This article was originally posted by Dan Chenok on the IBM Center for the Business of Government blog.
Last week, the Obama Administration released its latest set of reports on government performance toward achieving many high-priority goals, within and across agencies. As the Center has written previously, public presentation on this topic focuses on outcomes for high-priority goals can incentivize agencies to reach results in key areas that matter for citizens, businesses, and governments.
Among over 100 goals are 14 that cut across agency boundaries. These “Cross-Agency Priority” (CAP) goals include significant areas of government activity that do not fall into a single agency’s jurisdiction. One such area is Cybersecurity; the “goal leader” for this activity is Michael Daniel, who serves as the Special Assistant to the President and Cybersecurity Coordinator in the White House.
The three key areas on which the goal focuses are not new, but are brought together in a way that provides a renewed emphasis on their importance and linkage as part of an overall cybersecurity strategy. As stated on the Performance.Gov description, the cyber security goal:
“helps Federal departments and agencies improve cybersecurity performance by focusing efforts on what data and information is entering and exiting their networks, what components are on their information networks and when their security status changes, and who is on their systems. [emphasis in the original]” Specifically, the goal addresses:
- Trusted Internet Connections (TIC) – Consolidating external Internet traffic and ensuring a set of common security capabilities for situational awareness.
- Continuous Monitoring of Federal Information Systems – Transforming static security into an integral part of a dynamic enterprise-wide risk management process … to maintain an ongoing near-real-time awareness and assessment of information security risk and rapidly respond
- Strong Authentication – Ensuring only authorized employees have access to Federal information systems by requiring a higher level of assurance through using multi-factor authentication, such as Personal Identity Verification (PIV) cards.”
It is important to recognize that linking cybersecurity to a set of goals that focus on mission outcomes is itself novel. For many years, including throughout my tenure in government, cybersecurity was not considered by most to be core to mission effectiveness. But as government and the private sector move more programs and activities to the Internet, and as the Administration calls for agencies to leverage Open Data and Open Government as core to their strategy for delivering services and information, protecting the systems and data flows that drive those programs and activities becomes paramount to their success. What’s good for programs is good for cyber, and vice-versa – the goal measurement process reinforces this.
Another new component of this approach is the focus on collaboration for cybersecurity by the agency’s Chief Information Officer (CIO) and Performance Improvement Officer (PIO). As the Goal summary further states:
“the PIO and CIO work together to support the COO to improve agency cybersecurity performance … The Role of the PIO is to assist the CIO with coordinating efforts across the agency while making sure the performance framework is in place to drive success.”

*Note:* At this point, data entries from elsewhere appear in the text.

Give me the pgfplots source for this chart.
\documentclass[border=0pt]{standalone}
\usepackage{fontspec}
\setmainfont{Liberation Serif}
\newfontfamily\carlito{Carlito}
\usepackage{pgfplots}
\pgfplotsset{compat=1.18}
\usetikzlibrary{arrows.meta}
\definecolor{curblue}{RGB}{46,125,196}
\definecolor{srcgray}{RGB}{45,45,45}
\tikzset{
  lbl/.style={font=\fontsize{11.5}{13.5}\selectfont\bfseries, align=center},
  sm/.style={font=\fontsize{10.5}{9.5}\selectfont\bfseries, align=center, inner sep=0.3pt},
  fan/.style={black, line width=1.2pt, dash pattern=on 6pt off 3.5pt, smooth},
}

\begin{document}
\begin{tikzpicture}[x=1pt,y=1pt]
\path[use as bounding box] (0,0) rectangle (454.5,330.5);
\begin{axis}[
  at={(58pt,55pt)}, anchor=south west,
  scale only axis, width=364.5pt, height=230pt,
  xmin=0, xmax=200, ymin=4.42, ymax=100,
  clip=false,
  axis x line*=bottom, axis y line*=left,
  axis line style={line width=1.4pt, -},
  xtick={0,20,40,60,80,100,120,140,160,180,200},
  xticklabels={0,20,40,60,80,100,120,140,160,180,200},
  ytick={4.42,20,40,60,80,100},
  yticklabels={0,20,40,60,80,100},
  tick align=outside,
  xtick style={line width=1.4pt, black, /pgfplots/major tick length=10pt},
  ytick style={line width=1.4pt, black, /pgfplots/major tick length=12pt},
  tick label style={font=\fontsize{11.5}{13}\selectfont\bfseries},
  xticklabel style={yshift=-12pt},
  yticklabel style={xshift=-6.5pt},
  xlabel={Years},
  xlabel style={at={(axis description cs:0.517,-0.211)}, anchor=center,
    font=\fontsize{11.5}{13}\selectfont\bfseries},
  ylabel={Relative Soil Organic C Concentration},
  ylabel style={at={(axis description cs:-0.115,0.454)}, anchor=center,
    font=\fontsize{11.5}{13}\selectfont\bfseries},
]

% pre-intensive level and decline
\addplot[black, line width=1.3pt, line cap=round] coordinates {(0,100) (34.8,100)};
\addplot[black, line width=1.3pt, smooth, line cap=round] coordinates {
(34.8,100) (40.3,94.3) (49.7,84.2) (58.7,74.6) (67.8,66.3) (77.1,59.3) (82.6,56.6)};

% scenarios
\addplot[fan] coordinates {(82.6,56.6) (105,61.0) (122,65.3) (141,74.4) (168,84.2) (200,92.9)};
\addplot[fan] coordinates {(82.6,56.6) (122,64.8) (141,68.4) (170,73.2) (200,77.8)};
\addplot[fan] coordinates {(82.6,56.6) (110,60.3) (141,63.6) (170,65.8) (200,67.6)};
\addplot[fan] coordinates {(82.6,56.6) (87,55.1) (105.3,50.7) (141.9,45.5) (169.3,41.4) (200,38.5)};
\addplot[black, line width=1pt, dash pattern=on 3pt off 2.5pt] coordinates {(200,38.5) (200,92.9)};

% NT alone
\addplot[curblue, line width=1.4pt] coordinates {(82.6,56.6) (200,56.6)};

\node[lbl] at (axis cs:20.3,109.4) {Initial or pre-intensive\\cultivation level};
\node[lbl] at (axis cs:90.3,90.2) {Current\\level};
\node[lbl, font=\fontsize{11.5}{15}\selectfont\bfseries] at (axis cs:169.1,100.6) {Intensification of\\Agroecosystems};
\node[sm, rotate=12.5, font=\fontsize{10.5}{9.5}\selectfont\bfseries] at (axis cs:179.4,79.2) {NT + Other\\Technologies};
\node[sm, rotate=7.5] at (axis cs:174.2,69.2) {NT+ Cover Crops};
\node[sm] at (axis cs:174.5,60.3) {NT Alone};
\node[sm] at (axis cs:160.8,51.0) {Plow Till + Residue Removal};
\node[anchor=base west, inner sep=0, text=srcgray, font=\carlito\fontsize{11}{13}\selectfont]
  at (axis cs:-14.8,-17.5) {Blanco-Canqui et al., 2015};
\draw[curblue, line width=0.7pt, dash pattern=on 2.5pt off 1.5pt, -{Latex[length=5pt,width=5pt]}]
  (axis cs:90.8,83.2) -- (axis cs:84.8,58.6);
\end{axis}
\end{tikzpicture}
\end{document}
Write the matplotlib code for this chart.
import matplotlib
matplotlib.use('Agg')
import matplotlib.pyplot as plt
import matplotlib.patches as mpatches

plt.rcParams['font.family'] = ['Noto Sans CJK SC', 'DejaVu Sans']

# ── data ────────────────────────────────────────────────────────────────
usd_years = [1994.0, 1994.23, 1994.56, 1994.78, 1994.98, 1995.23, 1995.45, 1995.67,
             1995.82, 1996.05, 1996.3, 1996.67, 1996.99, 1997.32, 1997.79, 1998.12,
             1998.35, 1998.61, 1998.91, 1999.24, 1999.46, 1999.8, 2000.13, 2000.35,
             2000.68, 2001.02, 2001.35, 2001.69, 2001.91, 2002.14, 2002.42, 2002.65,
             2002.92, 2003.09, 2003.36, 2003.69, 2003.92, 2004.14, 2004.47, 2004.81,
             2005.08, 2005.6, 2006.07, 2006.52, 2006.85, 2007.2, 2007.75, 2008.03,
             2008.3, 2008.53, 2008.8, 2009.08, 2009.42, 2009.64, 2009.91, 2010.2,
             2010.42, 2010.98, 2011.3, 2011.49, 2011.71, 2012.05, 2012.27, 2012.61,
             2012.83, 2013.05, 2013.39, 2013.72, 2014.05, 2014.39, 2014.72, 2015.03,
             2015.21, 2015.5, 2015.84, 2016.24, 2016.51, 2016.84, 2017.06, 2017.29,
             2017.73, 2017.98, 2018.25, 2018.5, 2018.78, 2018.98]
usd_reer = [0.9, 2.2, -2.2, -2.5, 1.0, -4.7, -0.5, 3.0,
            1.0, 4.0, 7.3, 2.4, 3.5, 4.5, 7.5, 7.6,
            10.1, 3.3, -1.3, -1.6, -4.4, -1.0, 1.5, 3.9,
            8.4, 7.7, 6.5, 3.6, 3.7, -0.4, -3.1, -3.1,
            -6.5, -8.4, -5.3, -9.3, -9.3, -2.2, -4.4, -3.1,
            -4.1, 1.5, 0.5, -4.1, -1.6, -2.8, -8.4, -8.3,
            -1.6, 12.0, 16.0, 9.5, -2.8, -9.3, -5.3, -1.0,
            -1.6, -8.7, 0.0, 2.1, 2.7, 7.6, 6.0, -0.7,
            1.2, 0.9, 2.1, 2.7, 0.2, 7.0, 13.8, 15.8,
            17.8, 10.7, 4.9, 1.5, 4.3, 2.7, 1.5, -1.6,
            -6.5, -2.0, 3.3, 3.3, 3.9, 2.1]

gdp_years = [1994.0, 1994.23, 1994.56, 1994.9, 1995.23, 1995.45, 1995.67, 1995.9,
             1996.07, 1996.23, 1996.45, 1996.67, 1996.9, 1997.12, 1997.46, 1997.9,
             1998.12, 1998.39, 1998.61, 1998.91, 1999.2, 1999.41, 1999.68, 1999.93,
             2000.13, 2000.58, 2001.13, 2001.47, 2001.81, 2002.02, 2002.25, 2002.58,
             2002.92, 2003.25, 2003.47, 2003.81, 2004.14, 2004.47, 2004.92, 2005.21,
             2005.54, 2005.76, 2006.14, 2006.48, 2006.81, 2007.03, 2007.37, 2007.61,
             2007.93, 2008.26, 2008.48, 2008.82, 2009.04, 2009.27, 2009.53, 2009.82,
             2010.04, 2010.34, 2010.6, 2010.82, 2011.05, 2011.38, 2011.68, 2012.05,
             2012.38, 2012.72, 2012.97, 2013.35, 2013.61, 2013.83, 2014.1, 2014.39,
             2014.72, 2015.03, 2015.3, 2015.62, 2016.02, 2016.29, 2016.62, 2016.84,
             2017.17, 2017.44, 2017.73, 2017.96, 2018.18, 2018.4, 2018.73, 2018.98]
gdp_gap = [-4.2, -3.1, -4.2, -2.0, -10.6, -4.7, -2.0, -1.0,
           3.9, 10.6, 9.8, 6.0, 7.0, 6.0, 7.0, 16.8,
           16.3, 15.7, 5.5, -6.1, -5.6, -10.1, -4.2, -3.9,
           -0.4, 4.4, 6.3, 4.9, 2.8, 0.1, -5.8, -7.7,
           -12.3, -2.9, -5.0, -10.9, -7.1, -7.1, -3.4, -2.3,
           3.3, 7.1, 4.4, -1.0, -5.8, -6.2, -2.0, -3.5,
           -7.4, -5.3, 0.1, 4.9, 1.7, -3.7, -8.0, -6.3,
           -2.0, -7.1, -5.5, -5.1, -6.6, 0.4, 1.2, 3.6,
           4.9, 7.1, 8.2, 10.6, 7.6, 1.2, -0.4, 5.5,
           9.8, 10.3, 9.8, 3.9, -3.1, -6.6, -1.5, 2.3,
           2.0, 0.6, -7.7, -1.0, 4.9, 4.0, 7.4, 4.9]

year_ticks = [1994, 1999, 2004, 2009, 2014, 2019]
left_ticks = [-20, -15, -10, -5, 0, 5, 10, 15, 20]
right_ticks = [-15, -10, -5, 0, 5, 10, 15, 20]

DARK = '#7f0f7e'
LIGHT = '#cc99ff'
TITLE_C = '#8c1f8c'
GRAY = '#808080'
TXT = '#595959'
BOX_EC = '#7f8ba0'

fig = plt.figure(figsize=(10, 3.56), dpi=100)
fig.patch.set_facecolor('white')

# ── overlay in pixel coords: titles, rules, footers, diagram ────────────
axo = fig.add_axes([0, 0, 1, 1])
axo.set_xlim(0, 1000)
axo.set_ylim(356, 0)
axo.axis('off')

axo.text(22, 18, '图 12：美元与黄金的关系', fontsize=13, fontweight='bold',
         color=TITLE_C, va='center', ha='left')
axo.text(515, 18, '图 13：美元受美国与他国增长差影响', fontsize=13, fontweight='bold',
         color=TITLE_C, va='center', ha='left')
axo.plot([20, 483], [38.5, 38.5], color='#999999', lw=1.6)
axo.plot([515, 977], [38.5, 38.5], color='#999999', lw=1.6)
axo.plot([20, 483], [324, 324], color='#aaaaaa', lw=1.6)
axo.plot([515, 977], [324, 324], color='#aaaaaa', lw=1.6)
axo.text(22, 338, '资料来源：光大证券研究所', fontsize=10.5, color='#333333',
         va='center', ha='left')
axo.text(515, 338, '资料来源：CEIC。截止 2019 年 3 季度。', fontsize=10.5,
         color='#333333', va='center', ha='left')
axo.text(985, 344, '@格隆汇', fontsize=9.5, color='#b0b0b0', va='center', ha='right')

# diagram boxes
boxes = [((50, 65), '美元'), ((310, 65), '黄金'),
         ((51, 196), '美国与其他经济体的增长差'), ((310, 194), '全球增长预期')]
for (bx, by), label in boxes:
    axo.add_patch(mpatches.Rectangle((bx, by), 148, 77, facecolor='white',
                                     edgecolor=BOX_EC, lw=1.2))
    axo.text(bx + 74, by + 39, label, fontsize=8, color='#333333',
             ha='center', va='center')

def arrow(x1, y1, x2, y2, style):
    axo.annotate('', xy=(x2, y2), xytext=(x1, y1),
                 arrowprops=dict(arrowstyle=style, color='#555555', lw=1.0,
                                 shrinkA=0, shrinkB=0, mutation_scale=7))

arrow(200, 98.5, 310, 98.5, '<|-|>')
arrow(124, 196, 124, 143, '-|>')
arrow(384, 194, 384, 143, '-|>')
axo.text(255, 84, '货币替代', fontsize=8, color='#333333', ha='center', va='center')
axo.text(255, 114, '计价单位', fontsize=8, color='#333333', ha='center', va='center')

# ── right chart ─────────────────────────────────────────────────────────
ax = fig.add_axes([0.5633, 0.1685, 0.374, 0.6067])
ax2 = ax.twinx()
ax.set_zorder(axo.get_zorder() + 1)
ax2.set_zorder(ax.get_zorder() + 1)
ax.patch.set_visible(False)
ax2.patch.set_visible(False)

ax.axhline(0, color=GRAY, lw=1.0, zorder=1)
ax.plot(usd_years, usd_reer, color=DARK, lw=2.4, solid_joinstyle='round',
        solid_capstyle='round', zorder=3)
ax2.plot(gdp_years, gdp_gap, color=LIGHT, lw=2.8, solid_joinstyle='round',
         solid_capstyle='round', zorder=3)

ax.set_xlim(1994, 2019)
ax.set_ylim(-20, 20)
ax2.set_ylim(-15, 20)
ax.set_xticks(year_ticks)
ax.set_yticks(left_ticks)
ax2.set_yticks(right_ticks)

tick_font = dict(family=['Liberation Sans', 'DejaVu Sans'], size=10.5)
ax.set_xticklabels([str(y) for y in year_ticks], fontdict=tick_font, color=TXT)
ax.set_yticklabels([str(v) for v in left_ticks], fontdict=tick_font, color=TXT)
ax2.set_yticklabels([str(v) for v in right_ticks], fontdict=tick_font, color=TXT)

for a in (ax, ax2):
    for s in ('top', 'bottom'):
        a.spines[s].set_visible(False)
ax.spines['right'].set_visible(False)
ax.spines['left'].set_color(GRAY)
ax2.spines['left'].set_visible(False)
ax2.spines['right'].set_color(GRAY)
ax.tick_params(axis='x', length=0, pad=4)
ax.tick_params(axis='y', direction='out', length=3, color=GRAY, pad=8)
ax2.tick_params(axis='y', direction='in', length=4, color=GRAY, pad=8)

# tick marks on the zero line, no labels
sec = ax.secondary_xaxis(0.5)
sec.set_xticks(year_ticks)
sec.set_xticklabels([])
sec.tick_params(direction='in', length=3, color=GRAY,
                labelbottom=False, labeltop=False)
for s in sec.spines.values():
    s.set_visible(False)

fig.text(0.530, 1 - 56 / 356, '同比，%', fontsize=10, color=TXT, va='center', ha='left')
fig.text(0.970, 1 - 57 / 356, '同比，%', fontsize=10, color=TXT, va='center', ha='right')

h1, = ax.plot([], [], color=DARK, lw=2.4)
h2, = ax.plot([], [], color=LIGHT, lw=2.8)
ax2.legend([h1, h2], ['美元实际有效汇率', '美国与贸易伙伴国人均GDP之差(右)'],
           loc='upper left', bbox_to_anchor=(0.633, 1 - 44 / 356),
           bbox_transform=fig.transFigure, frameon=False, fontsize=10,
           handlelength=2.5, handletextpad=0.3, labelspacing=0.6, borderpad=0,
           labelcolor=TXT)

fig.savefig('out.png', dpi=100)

This section closes by calling on the PIO and CIO to ensure that cybersecurity priorities are part of agency strategic and performance plans, as well as budget submissions.
By bringing together a governance framework that includes both the senior officials responsible for overseeing program performance (the PIO) and those responsible for cybersecurity (the CIO), the CAP goal drives agencies to implement and oversee cyber activities not as a separate set of considerations after a program or mission is implemented, but rather as integral to the design and operation of programs. Cybersecurity leaders have long advocated to build cyber into information technology projects, and agency actions under the Federal Information Security Management Act (FISMA) have seen significant progress on this over the last 10 years. The Cybsecurity CAP goal framework takes another step forward, by setting a framework in place for building cyber considerations into the operation and success of mission-focused activities via the PIO-CIO linkage, reporting to the COO.
As the CAP summary notes, agencies still have a ways to go to reach the success metrics identified for this goal. But this new emphasis on bringing cybersecurity into the mainstream of agency operations – similar to how private sector leaders have brought cyber into the Boardroom – lays a foundation for success in the future.